To further increase the maximum displacement of piezoelectric benders, it is known to form stacks and leveraged stacks, chains or extended sheets of benders. Such devices are described for example in the U.S. Pat. Nos. 3,816,774; 4,028,666; 5410,207 and 6,107,726. Stacked recurved actuator designs are described by J. D. Ervin and D. Brei in: “Recurve Piezoelectric-Strain-Ampliying Actuator Architecture”, IEEE/ASME Transactions on Mechatronics, Vol. 3, No.4, December 1998, 293–301.
Benders, stacks, tubes and other electro-active actuators are employed in a wide array of engineering systems, ranging from mnicro-positioning applications and acoustic wave processing to printing applications. Generally, actuators are used in such applications to generate force and effect displacement, for example, to move levers or other force transmitting devices, pistons or diaphragms, to accurately position components, or to enable similar system functions. Actuators employed for such functions typically are designed to provide a desired actuation displacement or stroke over which a desired force is delivered to a given load.
Depending upon design, electro-active actuators can generate a rotational or translational displacements or combinations of both movements.

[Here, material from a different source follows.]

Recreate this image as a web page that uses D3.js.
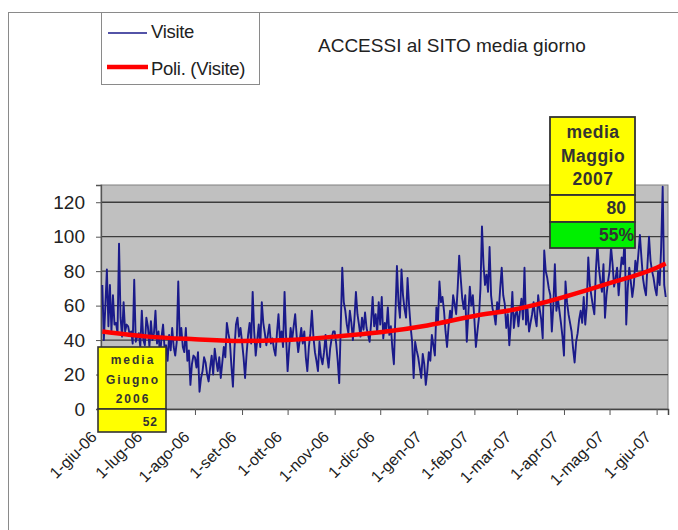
<!DOCTYPE html>
<html>
<head>
<meta charset="utf-8">
<script src="https://cdn.jsdelivr.net/npm/d3@7"></script>
<style>
body{margin:0;background:#fff;}
svg text{font-family:"Liberation Sans",Arial,sans-serif;}
</style>
</head>
<body>
<div id="chart"></div>
<script>
var w=678;
var h=530;

// visite giornaliere, un array per mese
var giu06=[72,40,60,81,48,72,45,66,49,50,44,96,53,42,62,45,49,48,43,45,38,75,39,42,44,36,57,40,37,53];
var lug06=[48,36,51,40,44,57,38,45,30,42,49,35,37,28,43,34,47,36,31,39,74,40,47,36,33,47,28,34,14,26,31];
var ago06=[30,24,33,10,18,22,30,27,20,16,24,31,20,35,28,22,30,18,27,36,30,50,44,39,25,13,35,49,53,42,47];
var set06=[39,30,18,32,43,50,38,68,45,31,40,49,36,62,50,44,37,43,49,38,41,35,31,44,55,40,45,36,68,42];
var ott06=[22,35,47,40,48,55,42,33,40,47,38,45,30,22,36,44,57,42,33,28,22,39,30,26,33,43,31,24,35,41,45];
var nov06=[45,38,28,15,48,82,62,57,49,44,57,50,40,52,68,55,49,42,53,46,56,47,43,39,50,65,48,55,44,62];
var dic06=[49,65,41,50,46,59,43,48,35,26,55,83,62,53,81,66,58,53,76,60,48,39,18,39,34,30,24,18,32,26,14];
var gen07=[22,33,28,43,37,31,59,50,74,62,65,57,45,36,48,57,52,66,61,55,70,89,76,64,58,66,39,55,71,60,66];
var feb07=[52,36,45,53,70,106,84,72,78,68,94,66,58,55,49,62,56,70,82,66,61,47,55,37,50,68,47,55];
var mar07=[57,48,57,64,52,82,49,58,45,50,55,62,53,48,66,58,52,41,92,80,76,70,66,45,60,84,57,64,57,50,42];
var apr07=[31,74,62,55,50,45,35,27,39,44,52,57,50,65,49,60,88,72,66,60,55,80,96,82,74,68,84,53,66,74];
var mag07=[80,94,84,71,76,82,66,78,88,84,100,49,70,82,74,65,72,86,80,90,101,88,76,70,66,84,100,86,80,76,70];
var giu07=[66,80,72,94,129,72,65];

// linea di tendenza (Poli.) letta al primo di ogni mese
var trendDays=[0,30,61,92,122,153,183,214,245,273,304,334,365,371];
var trendValues=[45,42,40.5,39.5,40,42,44.5,48.5,54,58,65,73,82,84.5];

var xTickLabels=["1-giu-06","1-lug-06","1-ago-06","1-set-06","1-ott-06","1-nov-06","1-dic-06",
  "1-gen-07","1-feb-07","1-mar-07","1-apr-07","1-mag-07","1-giu-07"];
var yTicks=[0,20,40,60,80,100,120];

var boxGiugno=["media","Giugno","2006"];
var mediaGiugno=52;
var boxMaggio=["media","Maggio","2007"];
var mediaMaggio=80;
var crescita="55%";

var startDate=new Date(2006,5,1);
var visite=[].concat(giu06,lug06,ago06,set06,ott06,nov06,dic06,gen07,feb07,mar07,apr07,mag07,giu07);

var plotLeft=101, plotRight=668, plotTop=185, plotBottom=409;
var svg, xScale, yScale;

function setScales(){
  xScale=d3.scaleTime()
    .domain([new Date(2006,4,31,3), new Date(2007,5,8,12)])
    .range([plotLeft, plotRight]);
  yScale=d3.scaleLinear()
    .domain([0,130])
    .range([plotBottom, plotTop]);
}

function drawPlotArea(){
  svg.append("rect")
    .attr("x",plotLeft).attr("y",plotTop)
    .attr("width",plotRight-plotLeft).attr("height",plotBottom-plotTop)
    .attr("fill","#c0c0c0").attr("stroke","#808080");

  svg.append("g").selectAll("line")
    .data(yTicks.slice(1))
    .enter().append("line")
    .attr("x1",plotLeft).attr("x2",plotRight)
    .attr("y1",function(d){return yScale(d);})
    .attr("y2",function(d){return yScale(d);})
    .attr("stroke","#3c3c3c").attr("stroke-width",1.3);
}

function drawAxes(){
  var gy=svg.append("g")
    .attr("transform","translate("+plotLeft+",0)")
    .call(d3.axisLeft(yScale).tickValues(yTicks).tickSize(5).tickPadding(11));
  gy.select(".domain").attr("stroke","#555").attr("stroke-width",1.3);
  gy.selectAll(".tick line").attr("stroke","#555");
  gy.selectAll("text").attr("font-size","19px").attr("fill","#222")
    .style("font-family","'Liberation Sans',Arial,sans-serif");

  var tickDates=d3.timeMonth.range(new Date(2006,5,1), new Date(2007,5,2));
  var gx=svg.append("g")
    .attr("transform","translate(0,"+plotBottom+")")
    .call(d3.axisBottom(xScale).tickValues(tickDates).tickSize(6)
      .tickFormat(function(d,i){return xTickLabels[i];}));
  gx.select(".domain").attr("stroke","#444").attr("stroke-width",1.5);
  gx.selectAll(".tick line").attr("stroke","#555");
  gx.selectAll("text")
    .attr("font-size","16px").attr("fill","#222")
    .style("font-family","'Liberation Sans',Arial,sans-serif")
    .style("text-anchor","end")
    .attr("x",null).attr("y",null).attr("dy",null)
    .attr("transform","translate(-5,29) rotate(-45)");
}

function drawLines(){
  var line=d3.line()
    .x(function(d,i){return xScale(d3.timeDay.offset(startDate,i));})
    .y(function(d){return yScale(d);});
  svg.append("path")
    .datum(visite)
    .attr("d",line)
    .attr("fill","none")
    .attr("stroke","#1a1a8a")
    .attr("stroke-width",1.9)
    .attr("stroke-linejoin","round");

  var trend=d3.line()
    .curve(d3.curveMonotoneX)
    .x(function(d,i){return xScale(d3.timeDay.offset(startDate,trendDays[i]));})
    .y(function(d){return yScale(d);});
  svg.append("path")
    .datum(trendValues)
    .attr("d",trend)
    .attr("fill","none")
    .attr("stroke","#ff0000")
    .attr("stroke-width",4.5);
}

function drawBoxes(){
  // box Giugno 2006
  var g1=svg.append("g");
  g1.append("rect").attr("x",98).attr("y",347).attr("width",68).attr("height",62)
    .attr("fill","#ffff00").attr("stroke","#333").attr("stroke-width",1.6);
  g1.append("rect").attr("x",98).attr("y",409).attr("width",68).attr("height",23)
    .attr("fill","#ffff00").attr("stroke","#333").attr("stroke-width",1.6);
  g1.selectAll(".lbl").data(boxGiugno).enter().append("text")
    .attr("x",133).attr("y",function(d,i){return 364+i*19.5;})
    .attr("text-anchor","middle").attr("font-size","12px").attr("font-weight","bold")
    .attr("letter-spacing","2").attr("fill","#333")
    .text(function(d){return d;});
  g1.append("text").attr("x",158).attr("y",426)
    .attr("text-anchor","end").attr("font-size","12px").attr("font-weight","bold")
    .attr("letter-spacing","1").attr("fill","#333").text(mediaGiugno);

  // box Maggio 2007
  var g2=svg.append("g");
  g2.append("rect").attr("x",550).attr("y",117).attr("width",85).attr("height",78)
    .attr("fill","#ffff00").attr("stroke","#333").attr("stroke-width",1.8);
  g2.append("rect").attr("x",550).attr("y",195).attr("width",85).attr("height",27)
    .attr("fill","#ffff00").attr("stroke","#333").attr("stroke-width",1.8);
  g2.append("rect").attr("x",550).attr("y",222).attr("width",85).attr("height",26)
    .attr("fill","#00f000").attr("stroke","#333").attr("stroke-width",1.8);
  g2.selectAll(".lbl").data(boxMaggio).enter().append("text")
    .attr("x",593).attr("y",function(d,i){return 138+i*23.5;})
    .attr("text-anchor","middle").attr("font-size","17.5px").attr("font-weight","bold")
    .attr("letter-spacing","0.5").attr("fill","#333")
    .text(function(d){return d;});
  g2.append("text").attr("x",626).attr("y",214)
    .attr("text-anchor","end").attr("font-size","17.5px").attr("font-weight","bold")
    .attr("fill","#333").text(mediaMaggio);
  g2.append("text").attr("x",634).attr("y",241)
    .attr("text-anchor","end").attr("font-size","17.5px").attr("font-weight","bold")
    .attr("fill","#333").text(crescita);
}

function drawLegendTitle(){
  svg.append("rect").attr("x",8.5).attr("y",12.5).attr("width",720).attr("height",560)
    .attr("fill","none").attr("stroke","#8a8a8a");

  svg.append("rect").attr("x",101.5).attr("y",12.5).attr("width",158).attr("height",72)
    .attr("fill","#fff").attr("stroke","#8a8a8a");
  svg.append("line").attr("x1",108).attr("x2",147).attr("y1",33).attr("y2",33)
    .attr("stroke","#1a1a8a").attr("stroke-width",1.6);
  svg.append("text").attr("x",151).attr("y",38).attr("font-size","18.5px")
    .attr("letter-spacing","-0.3").attr("fill","#222").text("Visite");
  svg.append("line").attr("x1",107).attr("x2",148).attr("y1",67).attr("y2",67)
    .attr("stroke","#ff0000").attr("stroke-width",4.5);
  svg.append("text").attr("x",151).attr("y",75).attr("font-size","18.5px")
    .attr("letter-spacing","-0.3").attr("fill","#222").text("Poli. (Visite)");

  svg.append("text").attr("x",318).attr("y",52).attr("font-size","19px")
    .attr("letter-spacing","0").attr("fill","#222").text("ACCESSI al SITO media giorno");
}

function runChart(){
  setScales();
  svg=d3.select("#chart").append("svg").attr("width",w).attr("height",h);
  drawLegendTitle();
  drawPlotArea();
  drawAxes();
  drawLines();
  drawBoxes();
}
runChart();
</script>
</body>
</html>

Comparably large translation displacements have been recently achieved by using a helical structure of coiled piezoelectric tape. Such twice-coiled devices are found to easily exhibit displacement in the order of millimetres on an active length of the order of centimetres.
Whilst the piling of simple discs or blocks into stacks of electro-active material to achieve a cumulative change of dimension is a comparatively mature technique, it remains a very difficult task to join benders to stacks or to produce helices.
Therefore, it is an object of the present invention to provide novel configurations of electro-active material that—whilst maintaining similar performance than stacks of benders or twice-coiled benders—are easier to manufacture.